:: Requirement ::
Quote the lines exactly, starting with the line that contains "What matplotlib code" and ending with the line that contains "ax.set_ylim(-400, 400)", and leave out all other lines.

:: Supplied data ::
━━━━━━━━━━━━━━━━━━━━

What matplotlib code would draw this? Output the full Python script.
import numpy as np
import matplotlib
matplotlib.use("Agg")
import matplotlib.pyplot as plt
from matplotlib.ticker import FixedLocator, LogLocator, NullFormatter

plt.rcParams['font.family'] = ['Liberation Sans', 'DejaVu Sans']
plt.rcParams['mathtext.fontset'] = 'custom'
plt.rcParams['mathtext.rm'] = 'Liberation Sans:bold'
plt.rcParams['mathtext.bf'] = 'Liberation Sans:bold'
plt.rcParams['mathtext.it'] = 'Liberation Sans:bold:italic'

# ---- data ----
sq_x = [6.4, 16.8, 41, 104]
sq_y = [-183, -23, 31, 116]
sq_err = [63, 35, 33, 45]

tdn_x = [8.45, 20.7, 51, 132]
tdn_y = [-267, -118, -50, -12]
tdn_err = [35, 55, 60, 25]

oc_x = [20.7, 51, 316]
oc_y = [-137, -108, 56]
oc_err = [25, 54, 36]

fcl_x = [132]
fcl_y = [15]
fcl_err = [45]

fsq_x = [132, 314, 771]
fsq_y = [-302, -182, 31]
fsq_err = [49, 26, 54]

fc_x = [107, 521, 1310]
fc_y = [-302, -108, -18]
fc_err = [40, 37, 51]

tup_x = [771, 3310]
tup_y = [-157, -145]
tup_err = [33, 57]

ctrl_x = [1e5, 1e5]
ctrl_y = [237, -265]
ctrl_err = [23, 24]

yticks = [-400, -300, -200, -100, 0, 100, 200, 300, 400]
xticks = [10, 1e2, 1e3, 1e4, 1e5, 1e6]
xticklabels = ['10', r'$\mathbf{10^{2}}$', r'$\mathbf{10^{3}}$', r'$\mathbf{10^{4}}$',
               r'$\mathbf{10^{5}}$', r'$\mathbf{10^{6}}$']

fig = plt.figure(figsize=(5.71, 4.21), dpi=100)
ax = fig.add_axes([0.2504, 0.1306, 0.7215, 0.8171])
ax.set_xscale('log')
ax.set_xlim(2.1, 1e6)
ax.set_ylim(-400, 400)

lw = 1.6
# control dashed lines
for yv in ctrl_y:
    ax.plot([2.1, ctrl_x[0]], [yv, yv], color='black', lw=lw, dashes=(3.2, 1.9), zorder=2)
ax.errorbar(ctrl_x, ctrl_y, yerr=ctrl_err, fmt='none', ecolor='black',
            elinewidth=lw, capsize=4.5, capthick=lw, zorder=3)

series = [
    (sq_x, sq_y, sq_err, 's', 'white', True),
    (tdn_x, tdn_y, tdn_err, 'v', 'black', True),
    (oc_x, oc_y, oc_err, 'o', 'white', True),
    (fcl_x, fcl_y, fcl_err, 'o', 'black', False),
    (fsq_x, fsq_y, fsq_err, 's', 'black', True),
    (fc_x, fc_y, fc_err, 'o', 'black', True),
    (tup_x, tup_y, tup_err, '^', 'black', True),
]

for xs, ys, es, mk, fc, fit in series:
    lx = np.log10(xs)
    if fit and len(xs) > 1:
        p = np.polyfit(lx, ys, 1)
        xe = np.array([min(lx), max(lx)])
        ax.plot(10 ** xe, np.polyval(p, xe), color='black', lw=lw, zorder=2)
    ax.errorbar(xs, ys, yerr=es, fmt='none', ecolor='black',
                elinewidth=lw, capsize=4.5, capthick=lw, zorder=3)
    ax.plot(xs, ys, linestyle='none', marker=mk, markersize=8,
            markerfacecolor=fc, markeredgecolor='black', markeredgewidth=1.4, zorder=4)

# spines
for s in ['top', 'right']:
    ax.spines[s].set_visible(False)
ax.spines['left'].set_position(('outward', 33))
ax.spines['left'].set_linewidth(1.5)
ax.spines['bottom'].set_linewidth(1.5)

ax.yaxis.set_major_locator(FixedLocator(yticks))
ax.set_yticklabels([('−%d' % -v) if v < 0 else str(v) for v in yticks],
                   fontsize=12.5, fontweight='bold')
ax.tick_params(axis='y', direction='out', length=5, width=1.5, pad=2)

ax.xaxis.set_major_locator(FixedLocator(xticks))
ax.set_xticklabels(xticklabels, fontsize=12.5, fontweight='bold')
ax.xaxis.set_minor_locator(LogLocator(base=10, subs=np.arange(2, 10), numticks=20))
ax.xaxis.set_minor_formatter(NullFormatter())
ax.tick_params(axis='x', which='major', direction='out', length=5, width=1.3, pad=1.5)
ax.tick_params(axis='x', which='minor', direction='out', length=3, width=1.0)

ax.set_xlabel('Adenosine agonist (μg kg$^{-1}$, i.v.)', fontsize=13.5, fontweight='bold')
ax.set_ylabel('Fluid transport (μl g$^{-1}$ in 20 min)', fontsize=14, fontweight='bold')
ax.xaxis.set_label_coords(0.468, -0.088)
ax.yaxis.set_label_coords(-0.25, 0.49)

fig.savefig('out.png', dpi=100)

━━━━━━━━━━━━━━━━━━━━

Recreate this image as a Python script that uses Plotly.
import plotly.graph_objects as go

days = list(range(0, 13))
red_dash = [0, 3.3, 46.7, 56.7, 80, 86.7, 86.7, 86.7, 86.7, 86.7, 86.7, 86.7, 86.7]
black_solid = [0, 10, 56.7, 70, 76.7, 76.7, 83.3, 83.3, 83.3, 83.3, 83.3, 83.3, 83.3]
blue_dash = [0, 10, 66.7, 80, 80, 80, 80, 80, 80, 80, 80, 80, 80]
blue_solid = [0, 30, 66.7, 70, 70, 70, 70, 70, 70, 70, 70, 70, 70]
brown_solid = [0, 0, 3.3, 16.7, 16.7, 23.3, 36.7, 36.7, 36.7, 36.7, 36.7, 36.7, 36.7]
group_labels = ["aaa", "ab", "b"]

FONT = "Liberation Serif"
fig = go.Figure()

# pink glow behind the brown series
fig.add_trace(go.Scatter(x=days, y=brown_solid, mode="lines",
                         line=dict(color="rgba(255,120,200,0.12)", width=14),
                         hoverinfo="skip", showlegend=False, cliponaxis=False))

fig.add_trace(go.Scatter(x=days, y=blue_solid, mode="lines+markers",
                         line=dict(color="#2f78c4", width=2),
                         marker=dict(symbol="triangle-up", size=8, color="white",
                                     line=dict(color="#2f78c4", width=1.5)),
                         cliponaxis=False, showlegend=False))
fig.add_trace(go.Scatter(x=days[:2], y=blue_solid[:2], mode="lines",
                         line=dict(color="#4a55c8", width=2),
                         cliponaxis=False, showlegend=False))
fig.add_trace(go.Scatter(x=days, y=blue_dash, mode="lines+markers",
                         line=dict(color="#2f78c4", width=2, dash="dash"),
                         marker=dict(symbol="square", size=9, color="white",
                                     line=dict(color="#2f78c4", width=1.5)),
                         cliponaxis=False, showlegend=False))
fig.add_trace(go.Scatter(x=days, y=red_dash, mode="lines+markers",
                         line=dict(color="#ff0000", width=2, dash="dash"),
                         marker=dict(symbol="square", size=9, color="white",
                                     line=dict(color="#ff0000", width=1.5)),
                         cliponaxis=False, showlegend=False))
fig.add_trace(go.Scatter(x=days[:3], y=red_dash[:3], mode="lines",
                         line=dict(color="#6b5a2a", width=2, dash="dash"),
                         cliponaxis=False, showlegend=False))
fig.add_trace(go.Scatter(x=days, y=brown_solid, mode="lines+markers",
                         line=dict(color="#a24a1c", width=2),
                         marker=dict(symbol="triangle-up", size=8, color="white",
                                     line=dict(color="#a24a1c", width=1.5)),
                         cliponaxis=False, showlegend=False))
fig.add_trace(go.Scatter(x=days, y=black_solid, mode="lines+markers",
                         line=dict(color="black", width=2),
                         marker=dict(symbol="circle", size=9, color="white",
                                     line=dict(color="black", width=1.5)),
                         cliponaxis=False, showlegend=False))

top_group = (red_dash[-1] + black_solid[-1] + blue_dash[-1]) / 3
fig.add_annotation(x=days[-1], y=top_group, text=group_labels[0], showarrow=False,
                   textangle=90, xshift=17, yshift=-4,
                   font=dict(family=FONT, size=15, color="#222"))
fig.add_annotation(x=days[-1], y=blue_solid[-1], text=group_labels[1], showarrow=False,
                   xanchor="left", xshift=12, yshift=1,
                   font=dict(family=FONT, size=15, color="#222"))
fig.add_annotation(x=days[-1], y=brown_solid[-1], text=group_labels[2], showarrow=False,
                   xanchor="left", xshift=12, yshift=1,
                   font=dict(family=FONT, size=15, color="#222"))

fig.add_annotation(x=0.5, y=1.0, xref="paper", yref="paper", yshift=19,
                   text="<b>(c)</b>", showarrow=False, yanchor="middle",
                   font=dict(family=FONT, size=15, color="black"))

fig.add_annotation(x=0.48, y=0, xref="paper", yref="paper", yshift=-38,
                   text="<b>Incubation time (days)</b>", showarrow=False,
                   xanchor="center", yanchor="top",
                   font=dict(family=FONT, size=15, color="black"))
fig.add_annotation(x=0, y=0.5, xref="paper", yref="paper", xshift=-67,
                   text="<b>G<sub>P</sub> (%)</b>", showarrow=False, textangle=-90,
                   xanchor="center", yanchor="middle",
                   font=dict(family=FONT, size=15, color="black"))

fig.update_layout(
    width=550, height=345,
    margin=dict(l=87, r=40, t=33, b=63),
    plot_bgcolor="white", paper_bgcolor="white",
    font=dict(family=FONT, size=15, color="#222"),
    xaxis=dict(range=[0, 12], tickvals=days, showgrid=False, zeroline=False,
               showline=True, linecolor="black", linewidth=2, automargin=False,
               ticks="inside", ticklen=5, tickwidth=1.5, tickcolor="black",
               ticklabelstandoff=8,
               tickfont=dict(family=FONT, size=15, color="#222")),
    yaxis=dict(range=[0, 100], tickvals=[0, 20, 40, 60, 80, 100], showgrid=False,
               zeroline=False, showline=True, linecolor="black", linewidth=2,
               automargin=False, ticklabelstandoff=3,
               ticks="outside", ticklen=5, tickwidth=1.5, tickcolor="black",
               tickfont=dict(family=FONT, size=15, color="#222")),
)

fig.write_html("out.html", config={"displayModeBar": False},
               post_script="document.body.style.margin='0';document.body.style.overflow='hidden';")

━━━━━━━━━━━━━━━━━━━━

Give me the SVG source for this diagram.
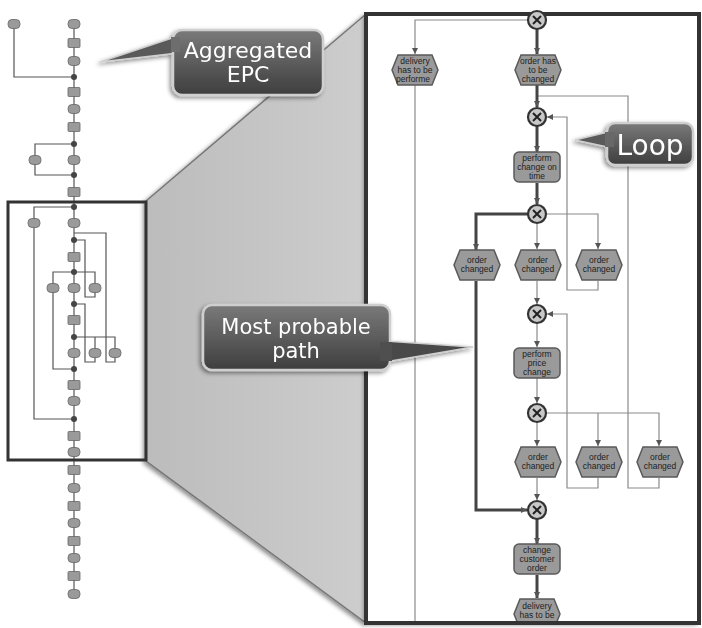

━━━━━━━━━━━━━━━━━━━━

:: Written solution ::
What matplotlib code would draw this? Output the full Python script.
import numpy as np
import matplotlib
matplotlib.use("Agg")
import matplotlib.pyplot as plt
from matplotlib.ticker import FixedLocator, LogLocator, NullFormatter

plt.rcParams['font.family'] = ['Liberation Sans', 'DejaVu Sans']
plt.rcParams['mathtext.fontset'] = 'custom'
plt.rcParams['mathtext.rm'] = 'Liberation Sans:bold'
plt.rcParams['mathtext.bf'] = 'Liberation Sans:bold'
plt.rcParams['mathtext.it'] = 'Liberation Sans:bold:italic'

# ---- data ----
sq_x = [6.4, 16.8, 41, 104]
sq_y = [-183, -23, 31, 116]
sq_err = [63, 35, 33, 45]

tdn_x = [8.45, 20.7, 51, 132]
tdn_y = [-267, -118, -50, -12]
tdn_err = [35, 55, 60, 25]

oc_x = [20.7, 51, 316]
oc_y = [-137, -108, 56]
oc_err = [25, 54, 36]

fcl_x = [132]
fcl_y = [15]
fcl_err = [45]

fsq_x = [132, 314, 771]
fsq_y = [-302, -182, 31]
fsq_err = [49, 26, 54]

fc_x = [107, 521, 1310]
fc_y = [-302, -108, -18]
fc_err = [40, 37, 51]

tup_x = [771, 3310]
tup_y = [-157, -145]
tup_err = [33, 57]

ctrl_x = [1e5, 1e5]
ctrl_y = [237, -265]
ctrl_err = [23, 24]

yticks = [-400, -300, -200, -100, 0, 100, 200, 300, 400]
xticks = [10, 1e2, 1e3, 1e4, 1e5, 1e6]
xticklabels = ['10', r'$\mathbf{10^{2}}$', r'$\mathbf{10^{3}}$', r'$\mathbf{10^{4}}$',
               r'$\mathbf{10^{5}}$', r'$\mathbf{10^{6}}$']

fig = plt.figure(figsize=(5.71, 4.21), dpi=100)
ax = fig.add_axes([0.2504, 0.1306, 0.7215, 0.8171])
ax.set_xscale('log')
ax.set_xlim(2.1, 1e6)
ax.set_ylim(-400, 400)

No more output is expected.